Bursa Malaysia recorded an increase in proceeds, bucking the regional trend of declines. According to Bloomberg data, there were 30 offerings in 2022 raising US$812 million – versus 21 offerings raising US$594 million last year.

PwC’s Tham believes the market could be one to watch in 2023, amid expectations for greater political stability with the new government recently formed: “The stock market has given them credit, in the sense that the stock market has gone up with the new government coming in.”

Smaller listings

The number of large listings, above US$1 billion, was fewer than seen in 2021, although market watchers said this was true worldwide.

Deloitte’s Tay observed that while there was a decline in listings from large and mid-sized companies, the number of smaller companies with a market capitalisation of under US$500 million going for an IPO remained relatively stable.

“Business owners know that the headwinds are coming,” she said.

“Most of the companies – when they are nearer to the IPO (or) ready for listing – for the smaller-sized companies, they will go ahead and press the button to list so that they can raise the funds to weather challenges,” she said.

Bigger companies, however, are able to hold the IPO and wait for a better time to list, she added.

Will companies that put a pin in their IPOs come to market in 2023?

A gloomy outlook worldwide, fears of higher inflation and recession risks are expected to weigh on market sentiment.

Experts therefore believe it may take some time before activity picks up significantly in the region.

“As we head into 2023, we still expect global IPO sentiment to remain subdued in the early going, with the broader pipeline likely to begin to pick up later in the second quarter of 2023,” DBS’ Eng-Kwok said.

Tay added: “While there are challenges ahead of us, what we can see is South-east Asia as a whole has a high proportion of young population, which means that the economy will grow, the business will grow.”

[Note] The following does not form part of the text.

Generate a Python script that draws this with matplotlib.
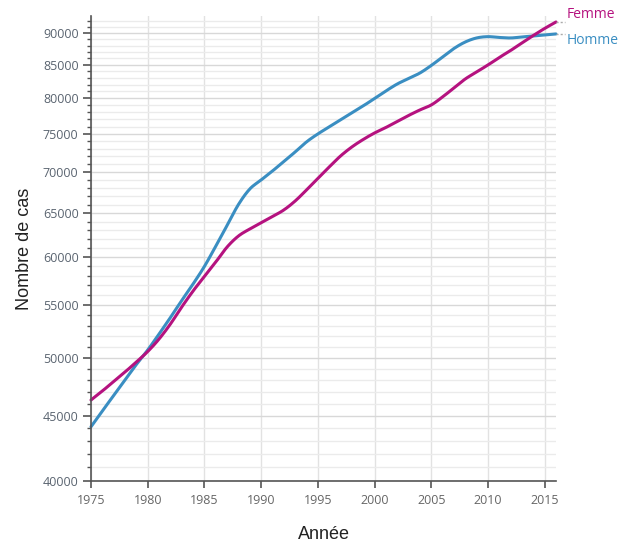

She noted that larger companies are waiting for the right time to go to market, while smaller companies are looking for a platform to raise funds and sustain themselves. “While having a good growth story, the businesses will need to show strong foundation (and) a path to profitability as well,” she said. “With all those elements in place, I will believe that there will still be blockbuster (IPOs) coming out from South-east Asia.”